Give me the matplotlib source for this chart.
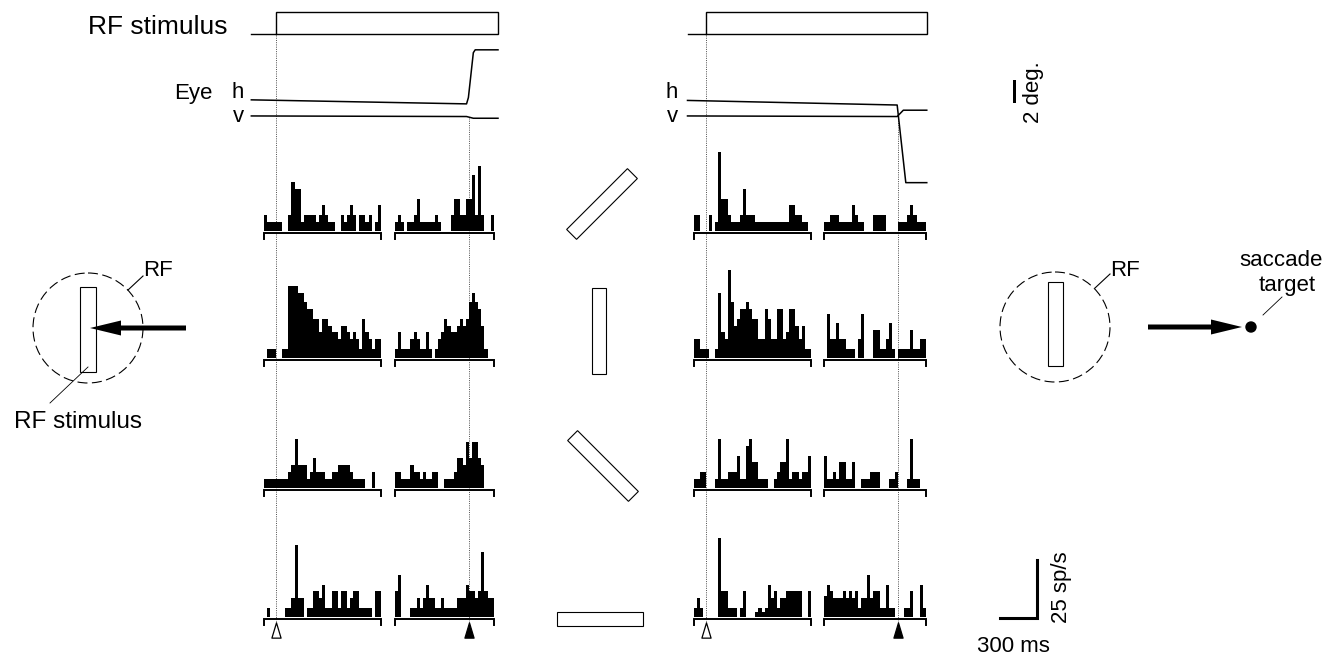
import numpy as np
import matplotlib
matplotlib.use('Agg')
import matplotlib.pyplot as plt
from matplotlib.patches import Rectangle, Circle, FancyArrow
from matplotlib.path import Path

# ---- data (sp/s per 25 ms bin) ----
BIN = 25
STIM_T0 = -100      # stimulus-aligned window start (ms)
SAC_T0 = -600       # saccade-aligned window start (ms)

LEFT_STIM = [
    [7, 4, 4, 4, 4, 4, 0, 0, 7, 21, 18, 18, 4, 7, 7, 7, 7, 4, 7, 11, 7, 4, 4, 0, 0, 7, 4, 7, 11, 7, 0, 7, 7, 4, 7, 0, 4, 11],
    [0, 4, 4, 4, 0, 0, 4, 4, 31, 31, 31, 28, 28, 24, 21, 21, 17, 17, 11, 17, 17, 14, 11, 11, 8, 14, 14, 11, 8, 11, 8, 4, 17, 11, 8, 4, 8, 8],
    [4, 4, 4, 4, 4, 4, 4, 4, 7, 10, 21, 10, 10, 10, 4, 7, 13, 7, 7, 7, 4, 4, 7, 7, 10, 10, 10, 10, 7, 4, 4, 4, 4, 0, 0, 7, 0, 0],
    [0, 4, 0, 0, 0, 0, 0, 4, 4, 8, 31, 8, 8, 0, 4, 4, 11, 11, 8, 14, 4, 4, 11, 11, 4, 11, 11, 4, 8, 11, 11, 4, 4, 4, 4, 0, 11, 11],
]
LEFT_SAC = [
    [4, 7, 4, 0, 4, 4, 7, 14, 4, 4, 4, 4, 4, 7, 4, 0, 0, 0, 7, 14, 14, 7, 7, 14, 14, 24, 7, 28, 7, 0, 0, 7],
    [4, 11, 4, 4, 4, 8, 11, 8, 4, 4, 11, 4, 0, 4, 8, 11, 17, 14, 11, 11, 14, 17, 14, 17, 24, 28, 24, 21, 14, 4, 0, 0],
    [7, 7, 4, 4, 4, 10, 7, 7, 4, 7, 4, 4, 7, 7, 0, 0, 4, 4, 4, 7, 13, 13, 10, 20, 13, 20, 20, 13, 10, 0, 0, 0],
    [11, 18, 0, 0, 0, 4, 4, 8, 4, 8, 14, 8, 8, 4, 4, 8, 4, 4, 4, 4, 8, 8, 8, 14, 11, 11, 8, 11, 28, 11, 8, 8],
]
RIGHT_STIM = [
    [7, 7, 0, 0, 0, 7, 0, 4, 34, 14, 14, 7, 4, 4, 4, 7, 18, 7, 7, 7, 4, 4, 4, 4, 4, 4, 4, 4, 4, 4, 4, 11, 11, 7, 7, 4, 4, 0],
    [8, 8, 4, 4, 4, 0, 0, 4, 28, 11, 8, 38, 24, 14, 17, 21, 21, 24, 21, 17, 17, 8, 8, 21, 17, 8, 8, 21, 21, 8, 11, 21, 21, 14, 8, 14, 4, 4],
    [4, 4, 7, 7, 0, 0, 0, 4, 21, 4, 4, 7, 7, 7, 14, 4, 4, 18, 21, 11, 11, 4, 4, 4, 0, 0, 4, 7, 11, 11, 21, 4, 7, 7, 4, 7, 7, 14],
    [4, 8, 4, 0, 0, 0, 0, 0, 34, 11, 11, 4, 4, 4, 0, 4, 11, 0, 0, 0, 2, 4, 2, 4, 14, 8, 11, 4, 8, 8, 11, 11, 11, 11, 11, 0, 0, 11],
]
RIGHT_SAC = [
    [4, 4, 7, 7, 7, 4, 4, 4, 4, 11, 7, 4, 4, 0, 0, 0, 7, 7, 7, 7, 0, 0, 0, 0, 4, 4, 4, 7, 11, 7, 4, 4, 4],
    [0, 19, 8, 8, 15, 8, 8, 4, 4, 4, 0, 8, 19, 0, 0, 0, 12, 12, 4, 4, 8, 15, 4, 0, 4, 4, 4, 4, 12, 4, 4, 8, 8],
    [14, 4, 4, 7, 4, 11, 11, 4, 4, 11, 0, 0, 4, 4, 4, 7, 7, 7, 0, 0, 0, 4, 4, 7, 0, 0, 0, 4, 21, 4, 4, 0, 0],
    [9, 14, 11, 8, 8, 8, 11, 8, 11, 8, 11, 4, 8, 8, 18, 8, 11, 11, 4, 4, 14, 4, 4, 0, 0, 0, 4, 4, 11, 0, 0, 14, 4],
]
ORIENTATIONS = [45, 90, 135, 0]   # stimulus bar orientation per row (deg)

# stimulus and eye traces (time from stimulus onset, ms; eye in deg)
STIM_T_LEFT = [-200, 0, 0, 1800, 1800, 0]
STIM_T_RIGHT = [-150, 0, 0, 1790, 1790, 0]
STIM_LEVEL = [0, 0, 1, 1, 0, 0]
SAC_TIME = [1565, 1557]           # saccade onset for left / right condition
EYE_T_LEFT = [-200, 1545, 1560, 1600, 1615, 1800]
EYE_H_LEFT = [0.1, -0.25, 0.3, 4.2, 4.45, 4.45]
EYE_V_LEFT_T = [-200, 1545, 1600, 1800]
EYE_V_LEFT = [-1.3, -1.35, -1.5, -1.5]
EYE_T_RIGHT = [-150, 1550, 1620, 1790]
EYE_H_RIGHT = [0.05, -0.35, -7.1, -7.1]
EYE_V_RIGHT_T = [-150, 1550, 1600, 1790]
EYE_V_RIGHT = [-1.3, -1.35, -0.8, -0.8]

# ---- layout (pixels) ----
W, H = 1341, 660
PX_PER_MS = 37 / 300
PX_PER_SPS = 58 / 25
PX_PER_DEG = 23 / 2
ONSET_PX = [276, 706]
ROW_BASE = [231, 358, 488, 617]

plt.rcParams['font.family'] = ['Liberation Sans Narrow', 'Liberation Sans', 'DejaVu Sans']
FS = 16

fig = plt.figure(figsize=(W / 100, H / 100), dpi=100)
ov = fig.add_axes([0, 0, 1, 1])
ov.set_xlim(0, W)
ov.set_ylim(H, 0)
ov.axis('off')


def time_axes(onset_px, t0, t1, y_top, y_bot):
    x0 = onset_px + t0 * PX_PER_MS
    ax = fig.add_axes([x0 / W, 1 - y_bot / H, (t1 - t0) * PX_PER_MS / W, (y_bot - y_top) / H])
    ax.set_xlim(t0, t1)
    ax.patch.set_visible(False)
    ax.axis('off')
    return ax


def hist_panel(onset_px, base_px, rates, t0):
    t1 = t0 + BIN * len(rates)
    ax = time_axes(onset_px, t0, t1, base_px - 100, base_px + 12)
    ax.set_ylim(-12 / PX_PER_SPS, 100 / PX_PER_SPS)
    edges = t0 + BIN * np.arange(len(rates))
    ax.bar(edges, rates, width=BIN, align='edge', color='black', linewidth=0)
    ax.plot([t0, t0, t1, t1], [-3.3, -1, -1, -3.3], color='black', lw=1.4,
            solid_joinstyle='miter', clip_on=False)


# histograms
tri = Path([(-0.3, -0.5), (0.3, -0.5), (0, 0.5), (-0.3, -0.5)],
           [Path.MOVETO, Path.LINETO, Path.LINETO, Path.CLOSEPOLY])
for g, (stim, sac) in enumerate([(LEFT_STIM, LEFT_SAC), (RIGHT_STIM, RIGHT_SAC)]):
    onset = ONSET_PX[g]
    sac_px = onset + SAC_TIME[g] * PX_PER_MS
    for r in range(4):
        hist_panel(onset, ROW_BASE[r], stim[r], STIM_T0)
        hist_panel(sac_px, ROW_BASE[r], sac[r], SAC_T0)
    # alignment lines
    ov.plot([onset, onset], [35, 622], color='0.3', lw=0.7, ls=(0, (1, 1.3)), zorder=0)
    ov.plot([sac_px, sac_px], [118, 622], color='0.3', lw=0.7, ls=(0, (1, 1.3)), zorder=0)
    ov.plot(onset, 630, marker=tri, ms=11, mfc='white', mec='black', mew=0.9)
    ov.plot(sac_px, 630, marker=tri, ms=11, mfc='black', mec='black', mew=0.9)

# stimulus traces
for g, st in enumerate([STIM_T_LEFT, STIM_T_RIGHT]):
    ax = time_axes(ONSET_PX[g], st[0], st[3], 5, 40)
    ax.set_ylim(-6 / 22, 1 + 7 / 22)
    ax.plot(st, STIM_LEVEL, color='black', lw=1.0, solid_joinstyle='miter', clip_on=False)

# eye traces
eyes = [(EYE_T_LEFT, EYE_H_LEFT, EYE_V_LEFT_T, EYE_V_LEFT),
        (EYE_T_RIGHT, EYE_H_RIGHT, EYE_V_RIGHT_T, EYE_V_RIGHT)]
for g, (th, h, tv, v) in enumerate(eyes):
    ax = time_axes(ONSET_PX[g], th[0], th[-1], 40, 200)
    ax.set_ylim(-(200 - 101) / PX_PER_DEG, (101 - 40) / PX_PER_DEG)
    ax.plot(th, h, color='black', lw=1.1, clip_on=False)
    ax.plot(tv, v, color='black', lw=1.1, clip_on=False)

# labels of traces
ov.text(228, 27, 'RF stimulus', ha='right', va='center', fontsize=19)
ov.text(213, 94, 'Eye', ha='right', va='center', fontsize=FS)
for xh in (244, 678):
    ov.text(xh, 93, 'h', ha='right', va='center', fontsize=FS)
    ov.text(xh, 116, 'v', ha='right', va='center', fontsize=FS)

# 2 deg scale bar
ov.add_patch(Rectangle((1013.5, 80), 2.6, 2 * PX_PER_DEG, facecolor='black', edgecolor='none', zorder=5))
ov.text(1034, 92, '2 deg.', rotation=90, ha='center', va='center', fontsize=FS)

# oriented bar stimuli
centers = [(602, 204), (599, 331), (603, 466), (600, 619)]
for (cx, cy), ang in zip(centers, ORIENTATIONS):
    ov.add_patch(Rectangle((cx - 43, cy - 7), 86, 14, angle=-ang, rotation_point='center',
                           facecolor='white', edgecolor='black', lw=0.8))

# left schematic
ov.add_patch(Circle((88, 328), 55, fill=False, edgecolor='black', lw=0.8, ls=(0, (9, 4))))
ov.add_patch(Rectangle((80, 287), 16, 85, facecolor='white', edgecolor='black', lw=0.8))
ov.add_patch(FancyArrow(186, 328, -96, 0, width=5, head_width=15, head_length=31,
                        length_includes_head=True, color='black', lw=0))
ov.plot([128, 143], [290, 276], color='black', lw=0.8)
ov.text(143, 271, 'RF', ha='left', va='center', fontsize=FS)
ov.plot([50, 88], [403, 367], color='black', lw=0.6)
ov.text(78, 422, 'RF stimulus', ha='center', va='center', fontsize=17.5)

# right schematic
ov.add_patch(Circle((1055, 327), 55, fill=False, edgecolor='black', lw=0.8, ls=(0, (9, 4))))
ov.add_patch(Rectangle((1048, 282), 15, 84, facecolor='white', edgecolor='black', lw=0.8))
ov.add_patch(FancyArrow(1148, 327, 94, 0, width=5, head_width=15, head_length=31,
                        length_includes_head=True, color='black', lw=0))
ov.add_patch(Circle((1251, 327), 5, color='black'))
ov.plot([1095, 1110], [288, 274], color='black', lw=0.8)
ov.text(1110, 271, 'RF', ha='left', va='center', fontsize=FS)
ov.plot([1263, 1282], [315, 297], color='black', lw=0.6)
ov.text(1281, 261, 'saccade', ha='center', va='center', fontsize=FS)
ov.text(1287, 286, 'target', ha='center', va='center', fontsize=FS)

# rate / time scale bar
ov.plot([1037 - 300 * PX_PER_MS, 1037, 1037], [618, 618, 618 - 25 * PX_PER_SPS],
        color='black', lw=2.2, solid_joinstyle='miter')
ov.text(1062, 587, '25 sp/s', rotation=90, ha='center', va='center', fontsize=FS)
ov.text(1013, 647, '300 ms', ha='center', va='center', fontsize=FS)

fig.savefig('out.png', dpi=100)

....................

### Set problem
Transcribe exactly, with no pictures, the lines running from the first line of the material through the line holding "SAC_T0 = -600".

### Answer to the task
Give me the matplotlib source for this chart.
import numpy as np
import matplotlib
matplotlib.use('Agg')
import matplotlib.pyplot as plt
from matplotlib.patches import Rectangle, Circle, FancyArrow
from matplotlib.path import Path

# ---- data (sp/s per 25 ms bin) ----
BIN = 25
STIM_T0 = -100      # stimulus-aligned window start (ms)
SAC_T0 = -600       # saccade-aligned window start (ms)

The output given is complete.